I extracted $y(t)$ for the first equation $$y(t)=\frac{1}{3} \left(x'(t)-2 x(t)-2 e^{2 t}\right)\tag 1$$ So, writing the second equation $$\frac{1}{3} \left(x''(t)-2 x'(t)-4 e^{2 t}\right)=\frac{4}{3} \left(x'(t)-2 x(t)-2 e^{2 t}\right)+x(t)+3 e^{2 t}$$ After simplifications, this leads to $$x''(t)-6 x'(t)+5 x(t)=5 e^{2 t}\tag 2$$ Solve, just as you did, $(2)$ and, knowing $x(t)$, go back to $(1)$ and get $y(t)$.
Edit
We can make this more general considering $$x'(t)=a x(t)+b y(t)+F(t)\tag 3$$ $$y'(t)=c x(t)+d y(t)+G(t)\tag 4$$ where $a,b,c,d$ are constants and $F(t), G(t)$ are arbitrary functions.

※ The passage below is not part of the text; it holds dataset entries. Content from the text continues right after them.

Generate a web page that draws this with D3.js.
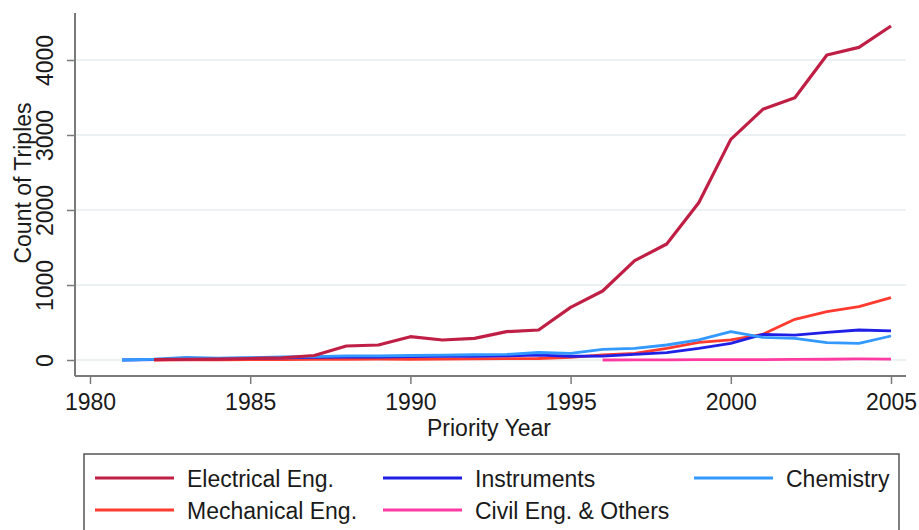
<!DOCTYPE html>
<html>
<head>
<meta charset="utf-8">
<script src="https://cdn.jsdelivr.net/npm/d3@7"></script>
<style>
  html, body { margin: 0; padding: 0; background: #fff; }
  svg { display: block; font-family: "Liberation Sans", Arial, Helvetica, sans-serif; }
</style>
</head>
<body>
<svg id="chart" width="919" height="530"></svg>
<script>
// Priority years covered by the series
const years = d3.range(1981, 2006);

// Counts of triples per technology field (null = no observation that year)
const electrical = [null, 5, 10, 12, 20, 30, 60, 187, 200, 311, 267, 289, 378, 400, 702, 920, 1324, 1547, 2097, 2942, 3342, 3497, 4067, 4169, 4453];
const mechanical = [null, 0, 2, 3, 5, 5, 8, 10, 12, 10, 12, 15, 18, 20, 36, 67, 89, 155, 236, 267, 342, 542, 644, 711, 831];
const instruments = [0, 5, 15, 20, 25, 30, 35, 40, 40, 45, 50, 50, 55, 65, 50, 53, 76, 98, 155, 222, 342, 333, 369, 400, 387];
const chemistry = [0, 10, 35, 25, 30, 40, 45, 55, 55, 60, 65, 70, 75, 100, 89, 142, 155, 200, 267, 378, 302, 289, 231, 222, 320];
const civil = [null, null, null, null, null, null, null, null, null, null, null, null, null, null, null, 0, 2, 3, 4, 5, 6, 8, 10, 14, 12];

const seriesNames = ["Electrical Eng.", "Mechanical Eng.", "Instruments", "Chemistry", "Civil Eng. & Others"];
const seriesColors = ["#c01f45", "#ff3b2f", "#1f1fe6", "#3399ff", "#ff3aa3"];
const seriesValues = [electrical, mechanical, instruments, chemistry, civil];

const xTicks = [1980, 1985, 1990, 1995, 2000, 2005];
const yTicks = [0, 1000, 2000, 3000, 4000];

const svg = d3.select("#chart");

const plotLeft = 75, plotRight = 906, plotTop = 13, plotBottom = 376;

const x = d3.scaleLinear().domain([1980, 2005]).range([90, 891]);
const y = d3.scaleLinear().domain([0, 4000]).range([360, 60]);

// Gridlines
svg.append("g")
  .selectAll("line")
  .data(yTicks)
  .join("line")
  .attr("x1", plotLeft).attr("x2", plotRight)
  .attr("y1", d => y(d)).attr("y2", d => y(d))
  .attr("stroke", "#e6eef0")
  .attr("stroke-width", 1.6);

// Series lines, drawn so the electrical series sits on top
const line = d3.line()
  .defined(d => d.v !== null)
  .x(d => x(d.year))
  .y(d => y(d.v));

const drawOrder = [4, 1, 2, 3, 0];
const linesG = svg.append("g").attr("fill", "none").attr("stroke-linejoin", "round");
drawOrder.forEach(i => {
  const pts = years.map((yr, j) => ({ year: yr, v: seriesValues[i][j] }));
  linesG.append("path")
    .datum(pts)
    .attr("d", line)
    .attr("stroke", seriesColors[i])
    .attr("stroke-width", i === 0 ? 3.2 : 2.8);
});

// Axes
const axisColor = "#7a7a7a";
const xAxis = svg.append("g")
  .attr("transform", `translate(0,${plotBottom})`)
  .call(d3.axisBottom(x).tickValues(xTicks).tickFormat(d3.format("d")).tickSize(8).tickSizeOuter(0).tickPadding(6));
xAxis.select(".domain").attr("d", `M${plotLeft},0H${plotRight}`);

const yAxis = svg.append("g")
  .attr("transform", `translate(${plotLeft},0)`)
  .call(d3.axisLeft(y).tickValues(yTicks).tickFormat(d3.format("d")).tickSize(8).tickSizeOuter(0));
yAxis.select(".domain").attr("d", `M0,${plotTop}V${plotBottom}`);

[xAxis, yAxis].forEach(g => {
  g.select(".domain").attr("stroke", axisColor).attr("stroke-width", 2);
  g.selectAll(".tick line").attr("stroke", axisColor).attr("stroke-width", 1.5);
  g.selectAll(".tick text").attr("fill", "#1a1a1a").attr("font-size", 23).attr("font-family", null);
});

xAxis.selectAll(".tick text").attr("dy", null).attr("y", 34);

yAxis.selectAll(".tick text")
  .attr("x", null).attr("dy", null)
  .attr("text-anchor", "middle")
  .attr("transform", "translate(-22,0) rotate(-90)");

// Axis titles
svg.append("text")
  .attr("x", 489).attr("y", 436)
  .attr("text-anchor", "middle")
  .attr("font-size", 23).attr("fill", "#1a1a1a")
  .text("Priority Year");

svg.append("text")
  .attr("transform", "translate(31,183) rotate(-90)")
  .attr("text-anchor", "middle")
  .attr("font-size", 23).attr("fill", "#1a1a1a")
  .text("Count of Triples");

// Legend
const legend = svg.append("g");
legend.append("rect")
  .attr("x", 84).attr("y", 454).attr("width", 815).attr("height", 100)
  .attr("fill", "#fff").attr("stroke", "#555").attr("stroke-width", 1.5);

const legendCols = [95, 383, 694];
const legendRows = [478, 510];
const legendOrder = [0, 2, 3, 1, 4];
legendOrder.forEach((si, k) => {
  const cx = legendCols[k % 3];
  const cy = legendRows[Math.floor(k / 3)];
  legend.append("line")
    .attr("x1", cx).attr("x2", cx + 79)
    .attr("y1", cy).attr("y2", cy)
    .attr("stroke", seriesColors[si]).attr("stroke-width", 3.2);
  legend.append("text")
    .attr("x", cx + 92).attr("y", cy + 9)
    .attr("font-size", 23).attr("fill", "#1a1a1a")
    .text(seriesNames[si]);
});
</script>
</body>
</html>
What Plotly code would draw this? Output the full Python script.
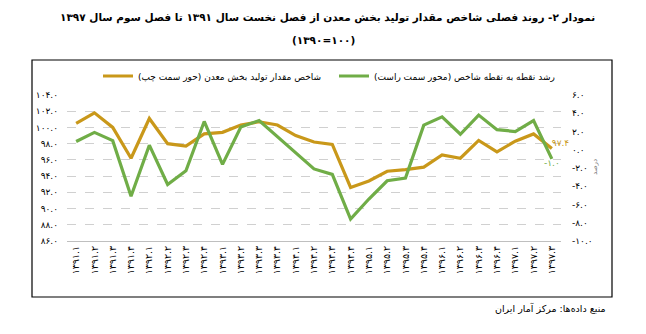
import plotly.graph_objects as go

FA = str.maketrans("0123456789", "۰۱۲۳۴۵۶۷۸۹")


def fa(s):
    return str(s).translate(FA)


# ---------------- data ----------------
quarters = [
    "1391.1", "1391.2", "1391.3", "1391.4",
    "1392.1", "1392.2", "1392.3", "1392.4",
    "1393.1", "1393.2", "1393.3", "1393.4",
    "1394.1", "1394.2", "1394.3", "1394.4",
    "1395.1", "1395.2", "1395.3", "1395.4",
    "1396.1", "1396.2", "1396.3", "1396.4",
    "1397.1", "1397.2", "1397.3",
]
mining_index = [100.5, 101.8, 100.0, 96.2, 101.1, 98.0, 97.7, 99.2, 99.4,
                100.3, 100.7, 100.3, 99.0, 98.2, 97.9, 92.6, 93.4, 94.6,
                94.8, 95.1, 96.6, 96.2, 98.4, 97.0, 98.3, 99.2, 97.4]
growth_pct = [0.9, 1.9, 1.0, -5.1, 0.5, -3.8, -2.3, 3.1, -1.6, 2.5, 3.2,
              1.4, -0.4, -2.1, -2.7, -7.6, -5.4, -3.4, -3.1, 2.7, 3.6, 1.7,
              3.8, 2.2, 2.0, 3.2, -1.0]
left_ticks = [86, 88, 90, 92, 94, 96, 98, 100, 102, 104]
right_ticks = [-10, -8, -6, -4, -2, 0, 2, 4, 6]

name_index = "\u200fشاخص مقدار تولید بخش معدن (حور سمت چپ)\u200f"
name_growth = "\u200fرشد نقطه به نقطه شاخص (محور سمت راست)\u200f"
title_l1 = "نمودار ۲- روند فصلی شاخص مقدار تولید بخش معدن از فصل نخست سال ۱۳۹۱ تا فصل سوم سال ۱۳۹۷"
title_l2 = "(۱۳۹۰=۱۰۰)"
source_txt = "\u200fمنبع داده‌ها: مرکز آمار ایران\u200f"
unit_txt = "درصد"

ORANGE = "#C9981A"
GREEN = "#70AD47"
FONT = "DejaVu Sans"

x_labels = [fa(q) for q in quarters]


def last_label(vals):
    return [""] * (len(vals) - 1) + [fa(f"{vals[-1]:.1f}")]


fig = go.Figure()
fig.add_trace(go.Scatter(
    x=x_labels, y=mining_index, name=name_index, yaxis="y", legend="legend",
    mode="lines+text", line=dict(color=ORANGE, width=3.2),
    text=last_label(mining_index), textposition="top right",
    textfont=dict(color=ORANGE, size=9, family=FONT), cliponaxis=False,
))
fig.add_trace(go.Scatter(
    x=x_labels, y=growth_pct, name=name_growth, yaxis="y2", legend="legend2",
    mode="lines+text", line=dict(color=GREEN, width=3.2),
    text=last_label(growth_pct), textposition="bottom center",
    textfont=dict(color=GREEN, size=9, family=FONT), cliponaxis=False,
))

L, R, T, B = 67, 85, 95, 93
W, H = 646, 334
pw = W - L - R
ph = H - T - B


def px(xp):
    return (xp - L) / pw


def py(yp):
    return (H - B - yp) / ph


legend_common = dict(
    orientation="h", yanchor="middle", xanchor="left",
    font=dict(size=9, family=FONT, color="#000000"),
    bgcolor="rgba(0,0,0,0)", itemwidth=30,
)

fig.update_layout(
    width=W, height=H,
    margin=dict(l=L, r=R, t=T, b=B, pad=0),
    paper_bgcolor="white", plot_bgcolor="white",
    font=dict(family=FONT, size=10, color="#000000"),
    showlegend=True,
    legend=dict(x=px(98), y=py(76), **legend_common),
    legend2=dict(x=px(334), y=py(76), **legend_common),
    xaxis=dict(
        type="category", range=[-0.5, len(quarters) - 0.5],
        tickangle=-90, tickfont=dict(size=9.5, family=FONT, color="#000000"),
        showgrid=False, showline=True, linecolor="#BFBFBF", linewidth=1,
        ticks="", zeroline=False,
    ),
    yaxis=dict(
        range=[86, 104], tickvals=left_ticks,
        ticktext=[fa(f"{v:.1f}") for v in left_ticks],
        tickfont=dict(size=9, family=FONT, color="#000000"),
        showgrid=True, gridcolor="#D0D0D0", griddash="dash", gridwidth=1,
        zeroline=False, showline=False, ticks="", ticklabelstandoff=8,
    ),
    yaxis2=dict(
        range=[-10, 6], tickvals=right_ticks,
        ticktext=[fa(f"{v:.1f}") for v in right_ticks],
        tickfont=dict(size=9, family=FONT, color="#000000"),
        overlaying="y", side="right", showgrid=False, zeroline=False,
        showline=False, ticks="", ticklabelstandoff=10,
    ),
    shapes=[dict(
        type="rect", xref="paper", yref="paper",
        x0=px(32), x1=px(612), y0=py(297), y1=py(60),
        line=dict(color="#000000", width=1.2), fillcolor="rgba(0,0,0,0)",
        layer="below",
    )],
    annotations=[
        dict(text="<b>" + title_l1 + "</b>", xref="paper", yref="paper",
             x=px(327), y=py(17), xanchor="center", yanchor="middle",
             showarrow=False, font=dict(size=10.5, family=FONT, color="#000000")),
        dict(text="<b>" + title_l2 + "</b>", xref="paper", yref="paper",
             x=px(323), y=py(40), xanchor="center", yanchor="middle",
             showarrow=False, font=dict(size=10.5, family=FONT, color="#000000")),
        dict(text=source_txt, xref="paper", yref="paper",
             x=px(608), y=py(308), xanchor="right", yanchor="middle",
             showarrow=False, font=dict(size=9.5, family=FONT, color="#000000")),
        dict(text=unit_txt, xref="paper", yref="paper",
             x=px(595), y=py(167), xanchor="center", yanchor="middle",
             textangle=-90, showarrow=False,
             font=dict(size=7, family=FONT, color="#808080")),
    ],
)

fig.write_html("out.html")
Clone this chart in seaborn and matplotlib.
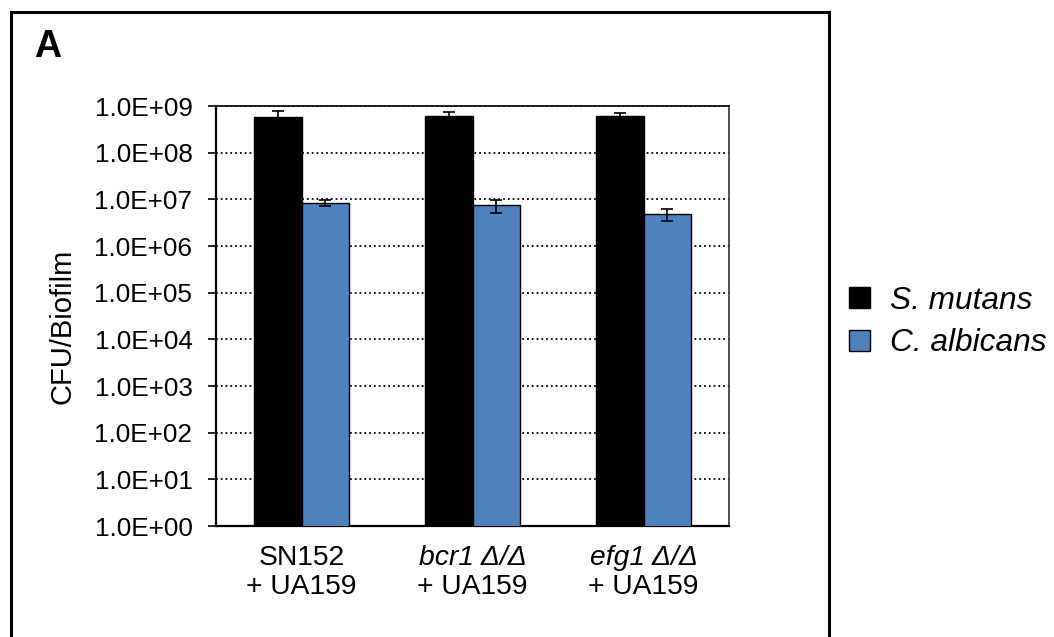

Extract $y(t)$ from $(3)$ $$y(t)=\frac{-a x(t)-F(t)+x'(t)}{b} \tag 5$$ Plug this in $(4)$ $$\frac{-a x'(t)-F'(t)+x''(t)}{b}=\frac{d \left(-a x(t)-F(t)+x'(t)\right)}{b}+c x(t)+G(t)$$ $$x''(t)-(a+d) x'(t)+(a d-bc) x(t)=b G(t)-d F(t)+F'(t)\tag 6$$ Solve $(6)$ and get $x(t)$ and reuse $(5)$ to get $y(t)$.